Boko Haram militants have slaughtered a group of women in Nigeria they deemed "witches".
Last week, around 40 women were held in a village near Gwoza town in Borno State on the orders of jihadist commander Ali Guyile whose children suddenly died overnight.
Relatives, residents and a woman who escaped told AFP that the commander had accused the women of causing the children's deaths through witchcraft.
Mr Guyile, 35, ordered his men to arrest the women from homes known to practice witchcraft, said Talkwe Linbe, one of the accused women.
Linbe said she managed to escape and fled to the regional capital Maiduguri after the killing of 14 women on Thursday.
"He said would investigate our involvement in the deaths of his children and give appropriate punishment if found guilty. On Thursday he ordered 14 of us shot. I was lucky not to be part of it and my boyfriend, among the men guarding us, helped me escape that same night,” the 67-year-old woman said.
Accusations of witchcraft are not uncommon in Nigeria, which is a religiously conservative country almost equally divided between the mostly Muslim north and Christian south.
Many people abhor witchcraft despite it being entrenched in society and a section of the Nigerian criminal code still forbids its practice, and it is punishable by a jail term.
it is not uncommon for people to be branded witches and then brutalised or lynched.
Rights groups condemn the killings and say superstitious beliefs result in the loss of innocent lives.

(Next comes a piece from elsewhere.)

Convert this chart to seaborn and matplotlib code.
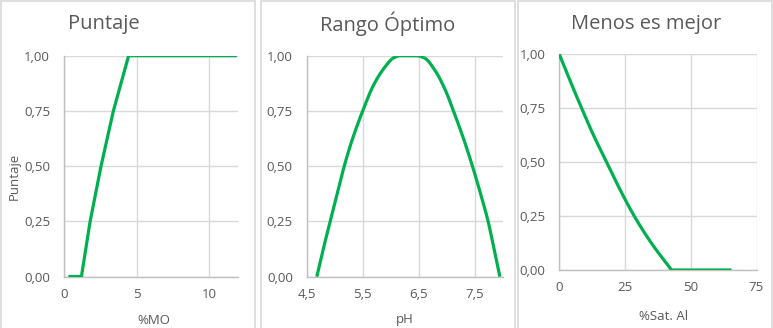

On Saturday, the day Mr Linbe arrived in Maiduguri, 12 more women were slaughtered accused of being witches, other relatives said.
“I received a call from Gwoza informing me that my mother, two aunts and nine other women were massacred on the orders of Ali Guyile, who accused them of being witches who killed his three children,” Abdullahi Gyya, who lives in Maiduguri told AFP.
He also said he was told of the killing of an initial 14 women on Thursday.
Boko Haram seized Gwoza in July 2014 and despite being retaken by Nigerian troops the following March, the jihadists continue to raid nearby villages.
The town became the headquarters of Boko Haram's short-lived caliphate.
Boko Haram's decade-long campaign of violence has killed 27,000 people and displaced about two million in Nigeria.
The fate of the other female detainees is currently unknown and the relatives did not specify how the women died but the term they used often refers to jihadists slitting victims' throats.